[Code that draws figures]
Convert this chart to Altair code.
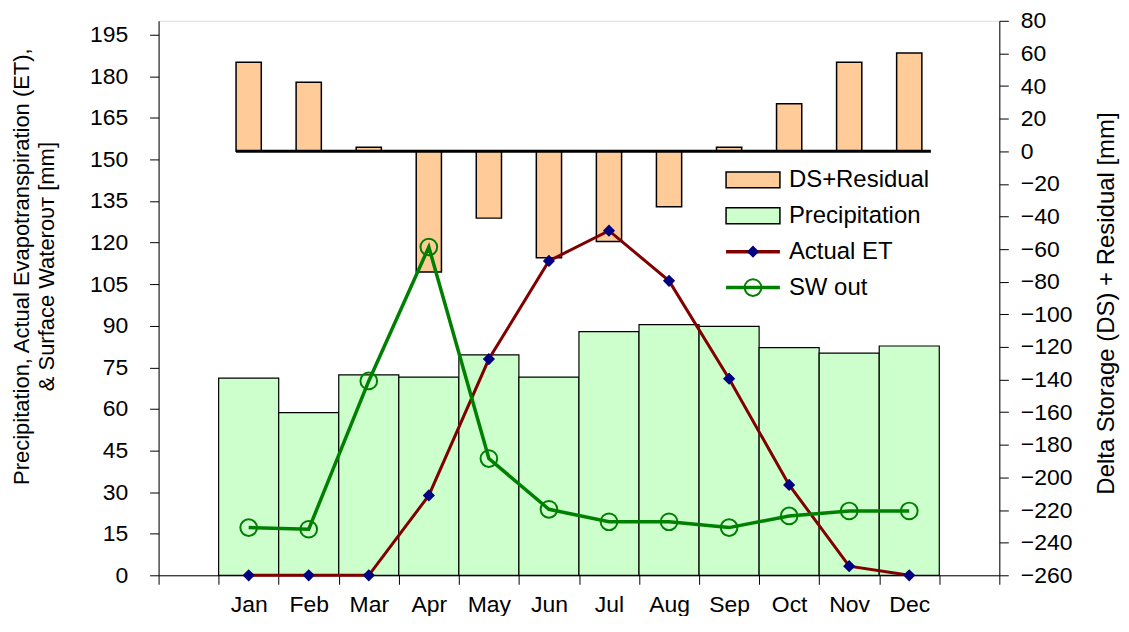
import altair as alt
import pandas as pd

months = ["Jan", "Feb", "Mar", "Apr", "May", "Jun", "Jul", "Aug", "Sep", "Oct", "Nov", "Dec"]
precip = [71.1, 58.7, 72.3, 71.5, 79.5, 71.5, 87.9, 90.4, 89.8, 82.1, 80.1, 82.7]
actual_et = [0.0, 0.0, 0.0, 28.8, 78.0, 113.4, 124.3, 106.2, 70.9, 32.6, 3.3, 0.0]
sw_out = [17.2, 16.6, 70.1, 118.4, 42.1, 23.8, 19.3, 19.3, 17.2, 21.4, 23.2, 23.2]
ds_resid = [54.5, 42.3, 2.4, -74.0, -41.0, -65.3, -55.3, -34.0, 2.4, 29.2, 54.5, 60.2]

legend_labels = ["DS+Residual", "Precipitation", "Actual ET", "SW out"]

domain_x = [" "] + months + ["  "]

df = pd.DataFrame({"month": months, "precip": precip, "et": actual_et,
                   "sw": sw_out, "ds": ds_resid})

FONT = "Liberation Sans"
W, H = 843, 556
FS = 23

xaxis = alt.Axis(title=None, tickBand="extent", labelAngle=0, labelFontSize=FS,
                 labelPadding=9, tickSize=9, domainColor="#000000",
                 tickColor="#000000", labelColor="#000000", labelFont=FONT)
xscale = alt.Scale(domain=domain_x, paddingInner=0, paddingOuter=0)
X = alt.X("month:N", scale=xscale, axis=xaxis, sort=domain_x)

left_scale = alt.Scale(domain=[0, 200], nice=False, zero=False)
right_scale = alt.Scale(domain=[-260, 80], nice=False, zero=False)

base = alt.Chart(df)

precip_bars = base.mark_bar(fill="#CCFFCC", stroke="#000000", strokeWidth=1.2).encode(
    x=X,
    y=alt.Y("precip:Q", scale=left_scale,
            axis=alt.Axis(values=list(range(0, 196, 15)), orient="left",
                          title=["Precipitation, Actual Evapotranspiration (ET),",
                                 "& Surface Waterᴏᴜᴛ [mm]"],
                          titleFontSize=22, titleFont=FONT, titleFontWeight="normal",
                          titleColor="#000000", titleLineHeight=25,
                          titleX=-137, titleY=246, titleBaseline="middle",
                          titleAngle=270, titleAlign="center",
                          labelFontSize=FS, labelFont=FONT, labelColor="#000000",
                          labelPadding=22, tickSize=9, grid=False,
                          domainColor="#000000", tickColor="#000000")),
)

ds_bars = base.mark_bar(fill="#FFCC99", stroke="#000000", strokeWidth=1.5,
                        width={"band": 0.42}).encode(
    x=X,
    y=alt.Y("ds:Q", scale=right_scale,
            axis=alt.Axis(values=list(range(-260, 81, 20)), orient="right",
                          title="Delta Storage (DS) + Residual [mm]",
                          titleFontSize=24, titleFont=FONT, titleFontWeight="normal",
                          titleColor="#000000", titleAngle=270, titleAlign="center",
                          titleBaseline="middle", titleX=107, titleY=283,
                          labelFontSize=FS, labelFont=FONT, labelColor="#000000",
                          labelPadding=12, tickSize=9, grid=False,
                          domainColor="#000000", tickColor="#000000")),
    y2=alt.datum(0),
)

zero_df = pd.DataFrame({"a": [months[0]], "b": [months[-1]], "z": [0]})
zero_rule = alt.Chart(zero_df).mark_rule(color="#000000", strokeWidth=3).encode(
    x=alt.X("a:N", scale=xscale, axis=xaxis, sort=domain_x, bandPosition=0.29),
    x2=alt.X2("b:N", bandPosition=0.86),
    y=alt.Y("z:Q", scale=right_scale, axis=None),
)

et_line = base.mark_line(color="#800000", strokeWidth=3).encode(
    x=X, y=alt.Y("et:Q", scale=left_scale, axis=None))
et_pts = base.mark_point(shape="diamond", filled=True, color="#000080", size=150,
                         opacity=1).encode(
    x=X, y=alt.Y("et:Q", scale=left_scale, axis=None))

sw_line = base.mark_line(color="#008000", strokeWidth=3.5).encode(
    x=X, y=alt.Y("sw:Q", scale=left_scale, axis=None))
sw_pts = base.mark_point(shape="circle", filled=False, color="#008000", size=280,
                         strokeWidth=2, opacity=1).encode(
    x=X, y=alt.Y("sw:Q", scale=left_scale, axis=None))

# legend (drawn in pixel space)
leg = pd.DataFrame({"label": legend_labels, "i": [0, 1, 2, 3]})
legbase = alt.Chart(leg).transform_calculate(
    ly="159.5 + datum.i * 36", ly0="159.5 + datum.i * 36 - 8",
    ly1="159.5 + datum.i * 36 + 8")

leg_rect = legbase.transform_filter("datum.i < 2").mark_rect(
    stroke="#000000", strokeWidth=1.5).encode(
    x=alt.value(569), x2=alt.value(623),
    y=alt.Y("ly0:Q", scale=None, axis=None), y2="ly1:Q",
    fill=alt.Fill("label:N", scale=alt.Scale(domain=legend_labels[:2],
                                             range=["#FFCC99", "#CCFFCC"]), legend=None))
leg_line = legbase.transform_filter("datum.i >= 2").mark_rule(strokeWidth=3.5).encode(
    x=alt.value(569), x2=alt.value(623),
    y=alt.Y("ly:Q", scale=None, axis=None),
    color=alt.Color("label:N", scale=alt.Scale(domain=legend_labels[2:],
                                               range=["#800000", "#008000"]), legend=None))
leg_dia = legbase.transform_filter("datum.i == 2").mark_point(
    shape="diamond", filled=True, color="#000080", size=150, opacity=1).encode(
    x=alt.value(596), y=alt.Y("ly:Q", scale=None, axis=None))
leg_circ = legbase.transform_filter("datum.i == 3").mark_point(
    shape="circle", filled=False, color="#008000", size=280, strokeWidth=2, opacity=1).encode(
    x=alt.value(596), y=alt.Y("ly:Q", scale=None, axis=None))
leg_text = legbase.mark_text(align="left", baseline="middle", fontSize=24,
                             font=FONT, color="#000000").encode(
    x=alt.value(632), y=alt.Y("ly:Q", scale=None, axis=None), text="label:N")

chart = alt.layer(
    precip_bars, ds_bars, zero_rule, et_line, et_pts, sw_line, sw_pts,
    leg_rect, leg_line, leg_dia, leg_circ, leg_text,
).resolve_scale(
    y="independent", color="independent", fill="independent"
).properties(
    width=W, height=H,
    autosize=alt.AutoSizeParams(type="none"),
    padding={"left": 151, "top": 12, "right": 122, "bottom": 40},
).configure_view(
    stroke="#808080", strokeWidth=1
).configure(background="#ffffff")

chart.save("out.html", embed_options={"renderer": "svg", "actions": False})
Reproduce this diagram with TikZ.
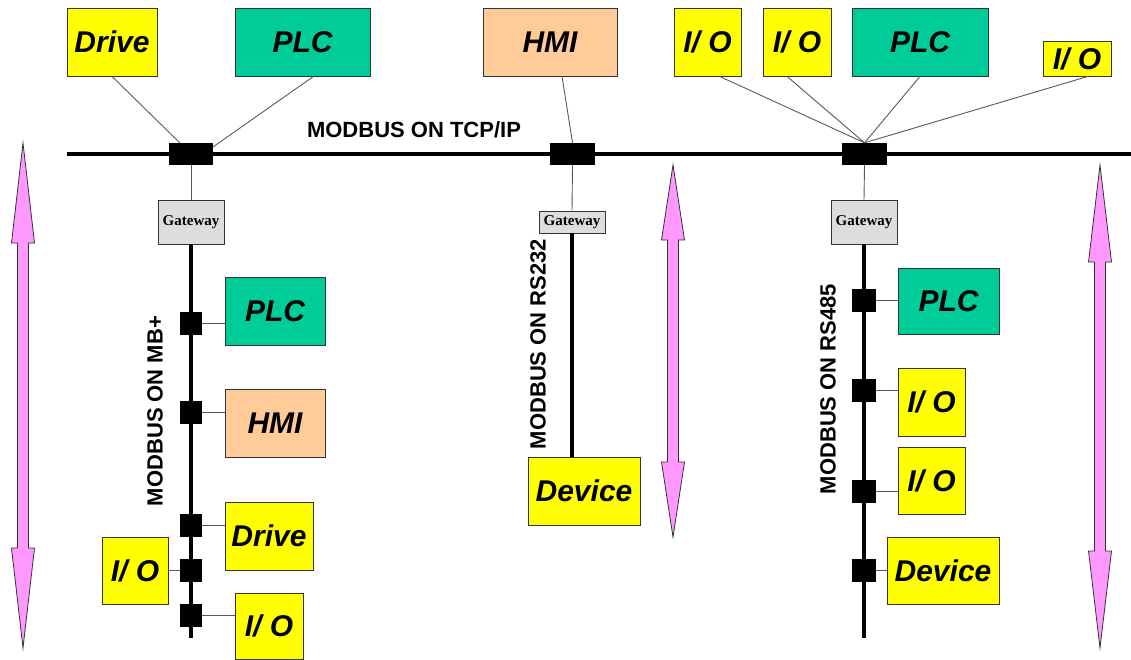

> Short exercise
The data above needs to be retyped exactly, with the images left out.

> Output for this exercise
Convert this chart to Altair code.
import altair as alt
import pandas as pd

months = ["Jan", "Feb", "Mar", "Apr", "May", "Jun", "Jul", "Aug", "Sep", "Oct", "Nov", "Dec"]
precip = [71.1, 58.7, 72.3, 71.5, 79.5, 71.5, 87.9, 90.4, 89.8, 82.1, 80.1, 82.7]
actual_et = [0.0, 0.0, 0.0, 28.8, 78.0, 113.4, 124.3, 106.2, 70.9, 32.6, 3.3, 0.0]
sw_out = [17.2, 16.6, 70.1, 118.4, 42.1, 23.8, 19.3, 19.3, 17.2, 21.4, 23.2, 23.2]
ds_resid = [54.5, 42.3, 2.4, -74.0, -41.0, -65.3, -55.3, -34.0, 2.4, 29.2, 54.5, 60.2]

legend_labels = ["DS+Residual", "Precipitation", "Actual ET", "SW out"]

domain_x = [" "] + months + ["  "]

df = pd.DataFrame({"month": months, "precip": precip, "et": actual_et,
                   "sw": sw_out, "ds": ds_resid})

FONT = "Liberation Sans"
W, H = 843, 556
FS = 23

xaxis = alt.Axis(title=None, tickBand="extent", labelAngle=0, labelFontSize=FS,
                 labelPadding=9, tickSize=9, domainColor="#000000",
                 tickColor="#000000", labelColor="#000000", labelFont=FONT)
xscale = alt.Scale(domain=domain_x, paddingInner=0, paddingOuter=0)
X = alt.X("month:N", scale=xscale, axis=xaxis, sort=domain_x)

left_scale = alt.Scale(domain=[0, 200], nice=False, zero=False)
right_scale = alt.Scale(domain=[-260, 80], nice=False, zero=False)

base = alt.Chart(df)

precip_bars = base.mark_bar(fill="#CCFFCC", stroke="#000000", strokeWidth=1.2).encode(
    x=X,
    y=alt.Y("precip:Q", scale=left_scale,
            axis=alt.Axis(values=list(range(0, 196, 15)), orient="left",
                          title=["Precipitation, Actual Evapotranspiration (ET),",
                                 "& Surface Waterᴏᴜᴛ [mm]"],
                          titleFontSize=22, titleFont=FONT, titleFontWeight="normal",
                          titleColor="#000000", titleLineHeight=25,
                          titleX=-137, titleY=246, titleBaseline="middle",
                          titleAngle=270, titleAlign="center",
                          labelFontSize=FS, labelFont=FONT, labelColor="#000000",
                          labelPadding=22, tickSize=9, grid=False,
                          domainColor="#000000", tickColor="#000000")),
)

ds_bars = base.mark_bar(fill="#FFCC99", stroke="#000000", strokeWidth=1.5,
                        width={"band": 0.42}).encode(
    x=X,
    y=alt.Y("ds:Q", scale=right_scale,
            axis=alt.Axis(values=list(range(-260, 81, 20)), orient="right",
                          title="Delta Storage (DS) + Residual [mm]",
                          titleFontSize=24, titleFont=FONT, titleFontWeight="normal",
                          titleColor="#000000", titleAngle=270, titleAlign="center",
                          titleBaseline="middle", titleX=107, titleY=283,
                          labelFontSize=FS, labelFont=FONT, labelColor="#000000",
                          labelPadding=12, tickSize=9, grid=False,
                          domainColor="#000000", tickColor="#000000")),
    y2=alt.datum(0),
)

zero_df = pd.DataFrame({"a": [months[0]], "b": [months[-1]], "z": [0]})
zero_rule = alt.Chart(zero_df).mark_rule(color="#000000", strokeWidth=3).encode(
    x=alt.X("a:N", scale=xscale, axis=xaxis, sort=domain_x, bandPosition=0.29),
    x2=alt.X2("b:N", bandPosition=0.86),
    y=alt.Y("z:Q", scale=right_scale, axis=None),
)

et_line = base.mark_line(color="#800000", strokeWidth=3).encode(
    x=X, y=alt.Y("et:Q", scale=left_scale, axis=None))
et_pts = base.mark_point(shape="diamond", filled=True, color="#000080", size=150,
                         opacity=1).encode(
    x=X, y=alt.Y("et:Q", scale=left_scale, axis=None))

sw_line = base.mark_line(color="#008000", strokeWidth=3.5).encode(
    x=X, y=alt.Y("sw:Q", scale=left_scale, axis=None))
sw_pts = base.mark_point(shape="circle", filled=False, color="#008000", size=280,
                         strokeWidth=2, opacity=1).encode(
    x=X, y=alt.Y("sw:Q", scale=left_scale, axis=None))

# legend (drawn in pixel space)
leg = pd.DataFrame({"label": legend_labels, "i": [0, 1, 2, 3]})
legbase = alt.Chart(leg).transform_calculate(
    ly="159.5 + datum.i * 36", ly0="159.5 + datum.i * 36 - 8",
    ly1="159.5 + datum.i * 36 + 8")

leg_rect = legbase.transform_filter("datum.i < 2").mark_rect(
    stroke="#000000", strokeWidth=1.5).encode(
    x=alt.value(569), x2=alt.value(623),
    y=alt.Y("ly0:Q", scale=None, axis=None), y2="ly1:Q",
    fill=alt.Fill("label:N", scale=alt.Scale(domain=legend_labels[:2],
                                             range=["#FFCC99", "#CCFFCC"]), legend=None))
leg_line = legbase.transform_filter("datum.i >= 2").mark_rule(strokeWidth=3.5).encode(
    x=alt.value(569), x2=alt.value(623),
    y=alt.Y("ly:Q", scale=None, axis=None),
    color=alt.Color("label:N", scale=alt.Scale(domain=legend_labels[2:],
                                               range=["#800000", "#008000"]), legend=None))
leg_dia = legbase.transform_filter("datum.i == 2").mark_point(
    shape="diamond", filled=True, color="#000080", size=150, opacity=1).encode(
    x=alt.value(596), y=alt.Y("ly:Q", scale=None, axis=None))
leg_circ = legbase.transform_filter("datum.i == 3").mark_point(
    shape="circle", filled=False, color="#008000", size=280, strokeWidth=2, opacity=1).encode(
    x=alt.value(596), y=alt.Y("ly:Q", scale=None, axis=None))
leg_text = legbase.mark_text(align="left", baseline="middle", fontSize=24,
                             font=FONT, color="#000000").encode(
    x=alt.value(632), y=alt.Y("ly:Q", scale=None, axis=None), text="label:N")

chart = alt.layer(
    precip_bars, ds_bars, zero_rule, et_line, et_pts, sw_line, sw_pts,
    leg_rect, leg_line, leg_dia, leg_circ, leg_text,
).resolve_scale(
    y="independent", color="independent", fill="independent"
).properties(
    width=W, height=H,
    autosize=alt.AutoSizeParams(type="none"),
    padding={"left": 151, "top": 12, "right": 122, "bottom": 40},
).configure_view(
    stroke="#808080", strokeWidth=1
).configure(background="#ffffff")

chart.save("out.html", embed_options={"renderer": "svg", "actions": False})
Reproduce this diagram with TikZ.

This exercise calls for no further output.